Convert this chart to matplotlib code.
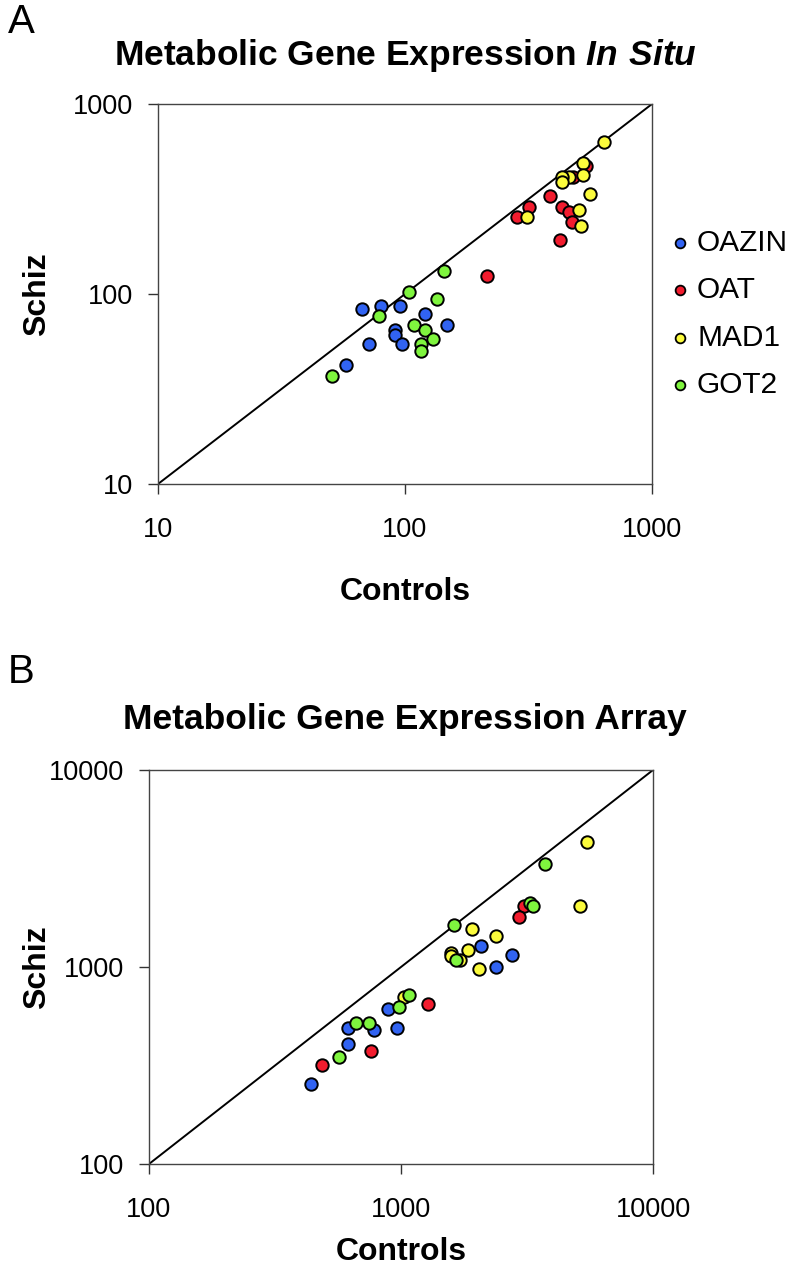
import matplotlib
matplotlib.use("Agg")
import matplotlib.pyplot as plt
from matplotlib.ticker import FixedLocator, NullLocator, FixedFormatter
from matplotlib.lines import Line2D

plt.rcParams['font.family'] = ['Liberation Sans', 'DejaVu Sans']
plt.rcParams['mathtext.fontset'] = 'custom'
plt.rcParams['mathtext.bfit'] = 'Liberation Sans:italic:bold'
plt.rcParams['mathtext.rm'] = 'Liberation Sans:bold'

genes = ['OAZIN', 'OAT', 'MAD1', 'GOT2']
colors = ['#3163f2', '#f21c2e', '#fbfb3c', '#7ff53e']

# panel A, in situ (controls, schiz)
a_oazin_x = [67.0, 79.7, 95.2, 120.8, 147.5, 91.1, 91.1, 71.5, 97.5, 57.7]
a_oazin_y = [83.7, 86.5, 86.5, 78.8, 68.7, 64.6, 61.1, 54.7, 54.7, 42.3]
a_oat_x = [540, 480, 386, 317, 284, 432, 460, 473, 423, 214]
a_oat_y = [473, 411, 328, 286, 254, 286, 269, 239, 192, 125]
a_mad1_x = [637, 526, 526, 461, 434, 431, 563, 311, 505, 516]
a_mad1_y = [633, 489, 423, 411, 411, 390, 337, 254, 278, 227]
a_got2_x = [143.9, 103.8, 135.1, 78.3, 108.4, 120.8, 129.4, 116.1, 116.1, 50.6]
a_got2_y = [132, 102.4, 93.8, 76.9, 68.7, 64.6, 57.8, 54.6, 49.9, 37.0]

# panel B, array
b_oazin_x = [2084, 2754, 2374, 886, 617, 782, 967, 617, 438]
b_oazin_y = [1283, 1151, 1003, 610, 490, 477, 490, 405, 254]
b_oat_x = [3064, 2935, 1275, 763, 487]
b_oat_y = [2040, 1787, 649, 373, 317]
b_mad1_x = [5470, 5131, 1913, 2374, 1576, 1576, 1840, 1722, 2047, 1031]
b_mad1_y = [4295, 2040, 1554, 1432, 1178, 1141, 1215, 1085, 973, 702]
b_got2_x = [3719, 3265, 3355, 1616, 1650, 1076, 985, 660, 749, 567]
b_got2_y = [3346, 2105, 2040, 1640, 1085, 723, 629, 520, 520, 348]

a_ticks = [10, 100, 1000]
b_ticks = [100, 1000, 10000]

fig = plt.figure(figsize=(7.99, 12.8), dpi=100)

def panel(rect, xs, ys, ticks, ylab_x, xlab_y):
    ax = fig.add_axes(rect)
    ax.set_xscale('log')
    ax.set_yscale('log')
    lo, hi = ticks[0], ticks[-1]
    ax.plot([lo, hi], [lo, hi], color='black', lw=1.4, zorder=1)
    for x, y, c in zip(xs, ys, colors):
        ax.scatter(x, y, s=80, c=c, edgecolors='black', linewidths=1.4, zorder=3)
    ax.set_xlim(lo, hi)
    ax.set_ylim(lo, hi)
    for a in (ax.xaxis, ax.yaxis):
        a.set_major_locator(FixedLocator(ticks))
        a.set_minor_locator(NullLocator())
        a.set_major_formatter(FixedFormatter([str(t) for t in ticks]))
    ax.tick_params(axis='x', direction='out', length=7, width=1, labelsize=19.5, pad=17, colors='#333333', labelcolor='black')
    ax.tick_params(axis='y', direction='out', length=7, width=1, labelsize=19.5, pad=11, colors='#333333', labelcolor='black')
    for sp in ax.spines.values():
        sp.set_color('#444444')
        sp.set_linewidth(1.0)
    ax.set_xlabel('Controls', fontsize=23, fontweight='bold')
    ax.set_ylabel('Schiz', fontsize=23, fontweight='bold')
    ax.yaxis.set_label_coords(ylab_x, 0.5)
    ax.xaxis.set_label_coords(0.5, xlab_y)
    return ax

axA = panel([158/799, 1 - 484/1280, 494/799, 380/1280],
            [a_oazin_x, a_oat_x, a_mad1_x, a_got2_x],
            [a_oazin_y, a_oat_y, a_mad1_y, a_got2_y], a_ticks, -0.215, -(577 - 484) / 380)
axB = panel([149/799, 1 - 1164/1280, 504/799, 394/1280],
            [b_oazin_x, b_oat_x, b_mad1_x, b_got2_x],
            [b_oazin_y, b_oat_y, b_mad1_y, b_got2_y], b_ticks, -0.192, -(1237 - 1164) / 394)

fig.text(405/799, 1 - 56/1280, 'Metabolic Gene Expression $\\mathbfit{In\\ Situ}$',
         ha='center', va='center', fontsize=25.5, fontweight='bold')
fig.text(405/799, 1 - 720/1280, 'Metabolic Gene Expression Array',
         ha='center', va='center', fontsize=25.5, fontweight='bold')
fig.text(8/799, 1 - 22/1280, 'A', fontsize=29, va='center', ha='left')
fig.text(8/799, 1 - 672/1280, 'B', fontsize=29, va='center', ha='left')

# legend
leg_y = [243, 290, 338, 385]
for g, c, y in zip(genes, colors, leg_y):
    fig.lines.append(Line2D([680/799], [1 - y/1280], transform=fig.transFigure,
                            marker='o', ms=7, mfc=c, mec='black', mew=1.3, ls=''))
    fig.text(697/799, 1 - y/1280, g, fontsize=21.5, va='center', ha='left')

fig.savefig('out.png', dpi=100)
——————
(Required work):
Pictures stay out. Repeat only the lines from the beginning of the data through the line that has "from matplotlib.lines import Line2D".

(Correct result):
Convert this chart to matplotlib code.
import matplotlib
matplotlib.use("Agg")
import matplotlib.pyplot as plt
from matplotlib.ticker import FixedLocator, NullLocator, FixedFormatter
from matplotlib.lines import Line2D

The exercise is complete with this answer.